1. The Company has EUR 132,887,468.20 in share capital that is divided into 128,000,000 no-par value bearer shares with voting rights, with each share participating equally in the share capital.
2. The Managing Board is not aware of any restrictions on voting rights or the transfer of shares.
3. Wiener Städtische Versicherungsverein holds (directly or indirectly) approximately 70% of the share capital.
4. No shares have special rights of control. See point 6 for information on the rights of the shareholder Wiener Städtische Versicherungsverein.
5. Employees who hold shares exercise their voting rights without a proxy during General Meetings.
6. The Managing Board must have at least three and no more than seven members. The Supervisory Board has three to ten members (shareholder representatives). The shareholder Wiener Städtische Versicherungsverein has the right to appoint up to one third of the members of the Supervisory Board if, and so long as, it holds 50% or less of the Company's voting shares. General Meeting resolutions are adopted by a simple majority, unless a different majority is required by law or the articles of association.
7. a) The Managing Board is authorised to increase the Company's share capital by a nominal amount of EUR 66,443,734.10 by issuing 64,000,000 no-par value bearer or registered shares in one or more tranches on or before 2 May 2018 against cash or in-kind contributions. The terms of the share rights, the exclusion of shareholder pre-emption rights, and the other terms and conditions of the share issue are decided by the Managing Board, subject to Supervisory Board approval. Preference shares without voting rights may also be issued, with rights equivalent to those of existing preference shares. The issue prices of ordinary and preference shares may differ.
b) The Annual General Meeting of 3 May 2013 authorised the Managing Board to issue, subject to Supervisory Board approval, one or more tranches of bearer convertible bonds with a total nominal value of up to EUR 2,000,000,000.00 on or before 2 May 2018, with or without exclusion of shareholder pre-emptive rights, and to grant the holders of convertible bonds conversion rights for up to 30,000,000 no-par value bearer shares with voting rights in accordance with the convertible bond terms set by the Managing Board.
c) The share capital has consequently been raised in accordance with Section 159 (2) no. 1 of the Austrian Stock Corporation Act (AktG) by a contingent capital increase of up to EUR 31,145,500.36, through the issue of up to 30,000,000 no-par value bearer shares with voting rights. The contingent capital increase will only be implemented to the extent that holders of convertible bonds issued on the basis of the Annual General Meeting resolution of 3 May 2013 exercise the subscription or exchange rights they were granted. The Managing Board has not adopted any resolutions to date concerning the issuance of convertible bonds based on the authorisation granted on 3 May 2013.
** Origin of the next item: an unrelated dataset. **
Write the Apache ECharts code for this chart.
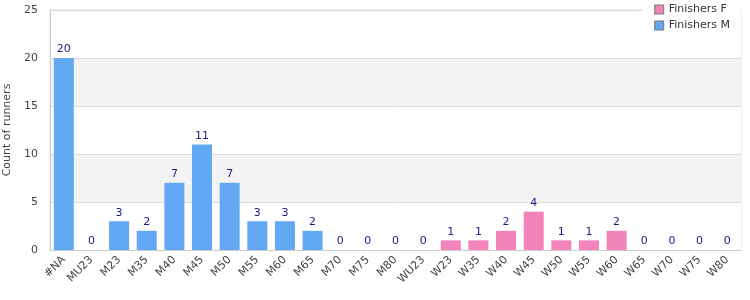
<!DOCTYPE html>
<html><head><meta charset="utf-8">
<script src="https://cdn.jsdelivr.net/npm/echarts@6/dist/echarts.min.js"></script>
<style>html,body{margin:0;padding:0;background:#fff}#c{width:750px;height:300px}</style>
</head><body><div id="c"></div>
<script>
const categories = ['#NA','MU23','M23','M35','M40','M45','M50','M55','M60','M65','M70','M75','M80','WU23','W23','W35','W40','W45','W50','W55','W60','W65','W70','W75','W80'];
const finishersM = [20,0,3,2,7,11,7,3,3,2,0,0,0,'-','-','-','-','-','-','-','-','-','-','-','-'];
const finishersF = ['-','-','-','-','-','-','-','-','-','-','-','-','-',0,1,1,2,4,1,1,2,0,0,0,0];
const yTicks = [0,5,10,15,20,25];

const chart = echarts.init(document.getElementById('c'));
const lbl = {show:true, position:'top', color:'#1a1a8a', fontSize:11, fontFamily:'DejaVu Sans', distance:3};
chart.setOption({
  animation:false,
  grid:{left:50, right:9, top:10, bottom:50, containLabel:false, outerBoundsMode:'none', show:true, borderColor:'#dcdcdc', borderWidth:1},
  legend:{
    orient:'vertical', right:10, top:2, itemWidth:9, itemHeight:9, itemGap:5,
    backgroundColor:'#fff', padding:[2,10,2,12],
    textStyle:{color:'#333', fontSize:11, fontFamily:'DejaVu Sans'},
    data:[{name:'Finishers F', icon:'rect', itemStyle:{borderColor:'#777', borderWidth:1}},
          {name:'Finishers M', icon:'rect', itemStyle:{borderColor:'#777', borderWidth:1}}]
  },
  xAxis:{
    type:'category', data:categories,
    axisLine:{lineStyle:{color:'#ccc'}}, axisTick:{show:false},
    axisLabel:{rotate:45, interval:0, color:'#444', fontSize:11, fontFamily:'DejaVu Sans', margin:8}
  },
  yAxis:{
    type:'value', min:yTicks[0], max:yTicks[yTicks.length-1], interval:5,
    name:'Count of runners', nameLocation:'middle', nameGap:33,
    nameTextStyle:{color:'#444', fontSize:11, fontFamily:'DejaVu Sans'},
    axisLine:{show:true, lineStyle:{color:'#ccc'}}, axisTick:{show:false},
    axisLabel:{color:'#444', fontSize:11, fontFamily:'DejaVu Sans', margin:12},
    splitLine:{show:true, lineStyle:{color:'#dcdcdc'}},
    splitArea:{show:true, areaStyle:{color:['#ffffff','#f3f3f3']}}
  },
  series:[
    {name:'Finishers F', type:'bar', stack:'a', data:finishersF, barWidth:20, itemStyle:{color:'#f283bb'}, label:lbl},
    {name:'Finishers M', type:'bar', stack:'a', data:finishersM, barWidth:20, itemStyle:{color:'#62a8f2'}, label:lbl}
  ]
});
</script></body></html>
d) The Annual General Meeting of 3 May 2013 further authorised the Managing Board to issue, subject to Supervisory Board approval, one or more tranches of bearer income bonds with a total nominal value of up to EUR 2,000,000,000.00 on or before 2 May 2018, with or without exclusion of shareholder pre-emptive rights. The Managing Board has not adopted any resolutions to date regarding the issuance of income bonds based on this authorisation.
As at 31 December 2013, no authorisation of the Managing Board under Section 65 of the AktG (acquisition of own shares) was in effect, and the Company held none of its own shares as at 31 December 2013.
8. As of 31 December 2013, the Company was not party to any material agreements that would come into effect, change or terminate if control of the Company were to change due to a takeover bid, in particular, no agreements that would affect participations held in insurance companies. Existing agreements that would come into effect if control of the Company were to change due to a takeover bid concern participations held in other (non-insurance) companies.
9. No compensation agreements exist between the Company and its Managing Board members, Supervisory Board members or employees covering the case of a public takeover bid.